Semoga, ketika suatu saat saya ditakdirkan untuk hidup bersama seseorang (entah siapa, di mana, dan dengan cara apa kami dipertemukan), maka kami telah siap, bersedia, dan ikhlas dalam menerima kekurangan masing-masing dan menjalani hidup (baik nikmat maupun ujian) dengan bahagia, bersama-sama.
Bukankah tujuan hidup sebenarnya adalah untuk berbahagia dan membahagiakan orang tersayang?
Yah, setidaknya, bagi saya :)

Monggo dinikmati, berikut tulisan beliau.

KETIKA TUHAN MENGANTARKAN PAKET AMAL DI HADAPANMU..
by : Denny Siregar

"Kasihan dia sekarang.."
"Kenapa ?"


"Ibunya stroke sejak 7 tahun lalu. Dia anak satu2nya. Istrinya minta cerai karena tidak mau mengurus mertuanya. Anaknya satu, masih kecil. Dia terpaksa keluar dari kerjaan karena mengurus ibunya dan anaknya. Duh, kasihan-lah pokoknya...."


Kutatap wajah temanku. Ada guratan keprihatinan di wajahnya membayangkan kehidupan temannya. Dia merasa sangat bersyukur dengan hidupnya yang lebih baik. Aku tersenyum.

Terbayang ketika aku berkunjung ke seorang sahabat yang terkena kanker stadium akhir. Dia sudah tidak bisa bangun dari tempat tidurnya. Tubuhnya kurus tinggal tulang. Anehnya, wajahnya ceria. Senyumnya terus mengembang.

Aku duduk disampingnya, memegang tangannya dengan jari2 yang kurus. Kami pernah melewati "masa gila" bersama. Masa ketika rasa takut itu bukan menjadi bagian dari diri kami. Masa ketika kami sama sekali tidak berfikir.

"Kamu tahu, den.." Katanya lemah. "Banyak orang yang memandang kasihan padaku. Mereka menganggap apa yang aku alami adalah musibah. Kata-kata mereka mencoba menghiburku.

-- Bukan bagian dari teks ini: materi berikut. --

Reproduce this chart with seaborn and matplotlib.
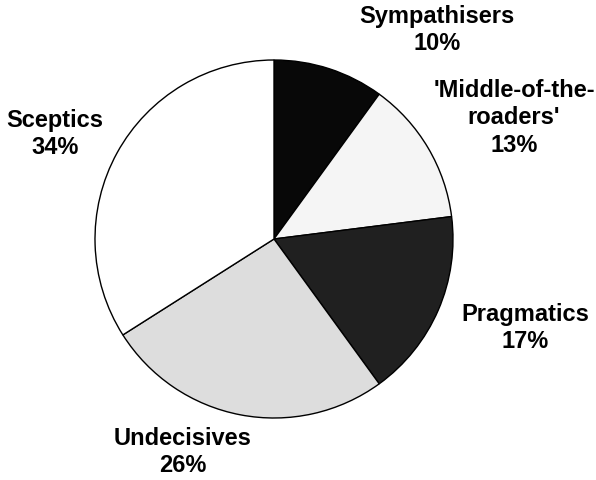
import matplotlib
matplotlib.use("Agg")
import matplotlib.pyplot as plt
import seaborn as sns

# Data
groups = ["Sympathisers", "'Middle-of-the-\nroaders'", "Pragmatics", "Undecisives", "Sceptics"]
shares = [10, 13, 17, 26, 34]
colors = ["#080808", "#f5f5f5", "#202020", "#dddddd", "#ffffff"]

sns.set_style("white")
plt.rcParams['font.family'] = ['Liberation Sans', 'DejaVu Sans']

fig = plt.figure(figsize=(5.96, 4.81), dpi=100)
ax = fig.add_axes([0, 0, 1, 1])

# pie drawn in pixel-like coordinates (y axis inverted -> counterclock=True gives clockwise on screen)
ax.pie(shares, colors=colors, startangle=-90, counterclock=True,
       center=(274, 240), radius=179, frame=True,
       wedgeprops=dict(edgecolor='black', linewidth=1.0))
ax.set_xlim(0, 596)
ax.set_ylim(481, 0)
ax.set_aspect('equal')
ax.axis('off')

# label positions (centre of each text block)
label_pos = [(437, 30), (514, 118), (525, 328), (183, 452), (55, 134)]
for name, val, (x, y) in zip(groups, shares, label_pos):
    ax.text(x, y, f"{name}\n{val}%", ha='center', va='center', color='black',
            fontsize=17, fontweight='bold', linespacing=1.25)

fig.savefig("out.png", dpi=100)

Tapi apa yang harus dihibur ? Aku sedang gembira..."

Aku tersenyum. Begitulah sahabatku. Sisi pandangnya selalu menarik untuk disimak.

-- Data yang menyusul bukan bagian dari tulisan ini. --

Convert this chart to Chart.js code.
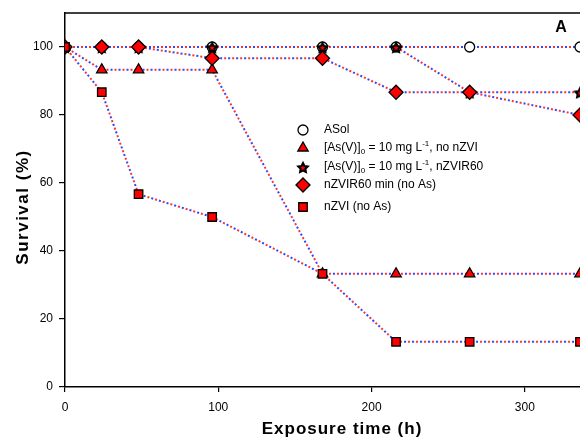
<!DOCTYPE html>
<html>
<head>
<meta charset="utf-8">
<script src="https://cdn.jsdelivr.net/npm/chart.js@4/dist/chart.umd.min.js"></script>
<style>
  html, body { margin: 0; padding: 0; background: #fff; }
  #wrap { width: 580px; height: 441px; }
</style>
</head>
<body>
<div id="wrap"><canvas id="plot" width="580" height="441"></canvas></div>
<script>
// exposure times (h)
const hours = [0, 24, 48, 96, 168, 216, 264, 336];

// survival (%) per treatment
const asol      = [100, 100, 100, 100, 100, 100, 100, 100];
const asNoNzvi  = [100, 93.3, 93.3, 93.3, 33.3, 33.3, 33.3, 33.3];
const asNzvir   = [100, 100, 100, 100, 100, 100, 86.7, 86.7];
const nzvir60   = [100, 100, 100, 96.7, 96.7, 86.7, 86.7, 80];
const nzvi      = [100, 86.7, 56.7, 50, 33.3, 13.3, 13.3, 13.3];

const yTicks = [0, 20, 40, 60, 80, 100];
const xTicks = [0, 100, 200, 300];

// filled star marker (black outline, red core)
function makeStar(r) {
    const cv = document.createElement('canvas');
    const s = Math.ceil(r * 2 + 4);
    cv.width = s; cv.height = s;
    const c = cv.getContext('2d');
    c.beginPath();
    for (let i = 0; i < 10; i++) {
        const rr = i % 2 === 0 ? r : r * 0.5;
        const a = -Math.PI / 2 + i * Math.PI / 5;
        c.lineTo(s / 2 + rr * Math.cos(a), s / 2 + 1 + rr * Math.sin(a));
    }
    c.closePath();
    c.fillStyle = '#ff0000'; c.fill();
    c.strokeStyle = '#000'; c.lineWidth = 2; c.stroke();
    return cv;
}
const starImg = makeStar(5);

// drawn bottom to top: circle, star, triangle, diamond, square
const series = [
    { name: 'ASol', values: asol, style: 'circle', fill: '#ffffff', radius: 5, order: 5 },
    { name: 'asNo', values: asNoNzvi, style: 'triangle', fill: '#ff0000', radius: 6, order: 3 },
    { name: 'asNzvir', values: asNzvir, style: starImg, fill: '#ff0000', radius: 6, order: 4 },
    { name: 'nzvir60', values: nzvir60, style: 'rectRot', fill: '#ff0000', radius: 7, order: 2 },
    { name: 'nzvi', values: nzvi, style: 'rect', fill: '#ff0000', radius: 6, order: 1 },
];

const pts = (vals) => hours.map((h, i) => ({ x: h, y: vals[i] }));

const datasets = [];
// dotted connecting lines: red and blue dots alternating
series.forEach(s => {
    datasets.push({
        data: pts(s.values), borderColor: '#ff3333', borderWidth: 2,
        borderDash: [2, 6], pointRadius: 0, fill: false, order: 10
    });
    datasets.push({
        data: pts(s.values), borderColor: '#3344ff', borderWidth: 2,
        borderDash: [2, 6], borderDashOffset: 4, pointRadius: 0, fill: false, order: 10
    });
});
// markers
series.forEach(s => {
    datasets.push({
        label: s.name, data: pts(s.values), showLine: false,
        pointStyle: s.style, pointRadius: s.radius,
        pointBackgroundColor: s.fill, pointBorderColor: '#000000',
        pointBorderWidth: 1.3, order: s.order
    });
});

const decor = {
    id: 'decor',
    afterDraw(chart) {
        const c = chart.ctx;
        const a = chart.chartArea;
        c.save();
        // top frame line
        c.strokeStyle = '#000'; c.lineWidth = 1.5;
        c.beginPath(); c.moveTo(a.left, a.top); c.lineTo(a.right, a.top); c.stroke();
        c.fillStyle = '#000';
        c.textAlign = 'center'; c.textBaseline = 'middle';
        // panel letter
        c.font = 'bold 16px Arial, "Liberation Sans"';
        c.fillText('A', 561, 28);
        // axis titles (spaced lettering)
        c.letterSpacing = '1px';
        c.font = 'bold 17px Arial, "Liberation Sans"';
        c.fillText('Exposure time (h)', 342, 429);
        c.save();
        c.translate(23, 207);
        c.rotate(-Math.PI / 2);
        c.letterSpacing = '1.5px';
        c.fillText('Survival (%)', 0, 0);
        c.restore();
        c.letterSpacing = '0px';

        // legend
        const lx = 303, tx = 324;
        const rows = [130, 148, 167, 185, 207];
        c.textAlign = 'left'; c.textBaseline = 'middle';
        const base = '12px Arial, "Liberation Sans"';
        const small = '8px Arial, "Liberation Sans"';
        const parts = [
            [['ASol', 0]],
            [['[As(V)]', 0], ['0', 1], [' = 10 mg L', 0], ['-1', -1], [', no nZVI', 0]],
            [['[As(V)]', 0], ['0', 1], [' = 10 mg L', 0], ['-1', -1], [', nZVIR60', 0]],
            [['nZVIR60 min (no As)', 0]],
            [['nZVI (no As)', 0]]
        ];
        series.forEach((s, i) => {
            const y = rows[i];
            c.fillStyle = s.fill; c.strokeStyle = '#000'; c.lineWidth = 1.3;
            Chart.helpers.drawPoint(c, { pointStyle: s.style, radius: s.radius, rotation: 0, borderWidth: 1.3 }, lx, y);
            let x = tx;
            c.fillStyle = '#000';
            parts[i].forEach(([t, k]) => {
                c.font = k === 0 ? base : small;
                const dy = k === 1 ? 4 : (k === -1 ? -4 : 0);
                c.fillText(t, x, y + dy);
                x += c.measureText(t).width;
            });
        });
        c.restore();
    }
};

new Chart(document.getElementById('plot'), {
    type: 'line',
    data: { datasets: datasets },
    options: {
        responsive: false,
        animation: false,
        layout: { autoPadding: false, padding: { top: 13, right: 0, left: 0, bottom: 0 } },
        plugins: { legend: { display: false }, tooltip: { enabled: false } },
        scales: {
            x: {
                type: 'linear', min: 0, max: 336,
                afterBuildTicks: (s) => { s.ticks = xTicks.map(v => ({ value: v })); },
                afterFit: (s) => { s.height = 54; s.paddingRight = 0; s.paddingLeft = 0; },
                grid: { drawOnChartArea: false, drawTicks: true, tickLength: 5, color: '#000', lineWidth: 1.2 },
                border: { color: '#000', width: 1.5 },
                ticks: { color: '#000', font: { family: 'Arial, "Liberation Sans"', size: 12 }, padding: 8, maxRotation: 0 }
            },
            y: {
                type: 'linear', min: 0, max: 110,
                afterBuildTicks: (s) => { s.ticks = yTicks.map(v => ({ value: v })); },
                afterFit: (s) => { s.width = 65; s.paddingTop = 0; s.paddingBottom = 0; },
                grid: { drawOnChartArea: false, drawTicks: true, tickLength: 6, color: '#000', lineWidth: 1.2 },
                border: { color: '#000', width: 1.5 },
                ticks: { color: '#000', font: { family: 'Arial, "Liberation Sans"', size: 12 }, padding: 6 }
            }
        }
    },
    plugins: [decor]
});
</script>
</body>
</html>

"Tidak banyak orang tahu, bahwa sakit, kemiskinan, kepedihan, kesulitan adalah cara Tuhan untuk mengikis dosa2 yg selama ini kita lakukan. Seandainya mereka tahu, bahwa penyakit itu adaah anugerah, maka mereka tentu menyambutnya dengan gembira.

Bayangkan, dosa2 dikikis di dunia supaya ringan siksa kita di alam kubur nanti, yang kita tidak bisa membayangkan seberapa keras tekanannya. Betapa mulyanya. Tentu saja aku menjadi gembira. Kamu belum tentu semulya aku sekarang, karena pengikisan dosaku jauh lebih cepat dari kamu... "

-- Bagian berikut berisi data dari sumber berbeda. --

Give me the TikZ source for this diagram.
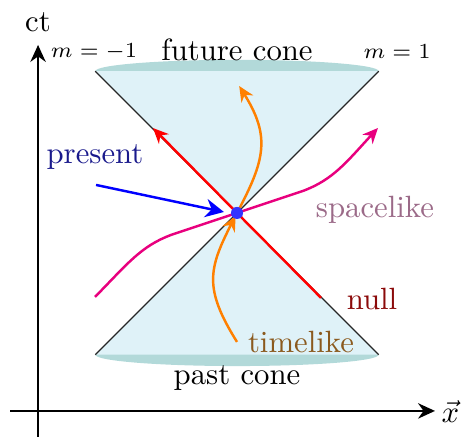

Aku tersenyum. Berat rasanya kelopak mataku. Ada embun yang menggantung disana. Bukan karena sedih, bukan. Karena aku sangat kagum akan cara pandangnya dengan dasar ilmu yang kuat.

"Dan dia..." Temanku memandang ke istrinya yang tersenyum di pojok kamar meihat kami berdua ngobrol bersama. "Dia paham, bahwa aku adalah ladang amal-nya yang harus dia jemput. Aku adalah poin2, bonus yang dia kumpulkan untuk bekal perjalanan dia di alam kubur nantinya. Kesabaran dan keikhlasan dia merawatku menjadi penyelamat dia nantinya. Tuhan memberiku sakit sebagai pengikis dosaku, dan Tuhan mengirimkan aku dalam kondisi sakit kepada istriku sebagai "paket amal" yang diantarkan langsung ke depannya untuk dia kumpulkan..."

Temanku menoleh kepadaku. "Hebat, bukan ?" Senyumnya tidak pernah kulupakan. Senyum terakhir yang aku rekam dalam otakku saat aku mengantarnya berbaring di kegelapan kubur. Ketika satu persatu tanah dimasukkan ke liangnya, istrinya terduduk ditanah dengan tangis yang tertahan.

Aku merasa itu tangis kegembiraan karena ia berhasil mengumpulkan poin amal sebanyak2nya yang dikirimkan Tuhan kepadanya.

Ah, aku baru teringat. Temanku dan istrinya mengambil sudut pandang akhirat dalam membaca peristiwa mereka, berbanding terbalik dengan banyak orang yang mengambil sudut pandang dunia sehingga mereka menganggapnya sebuah musibah.

Selamat jalan, sahabatku.. Di perjallanan kedua nanti, semoga engkau sudah menyiapkanku secangkir kopi untuk menemani kita bercerita.

"Dunia adalah tempat amal tanpa perhitungan, dan akhirat adalah tempat perhitungan tanpa amal" - Imam Ali as.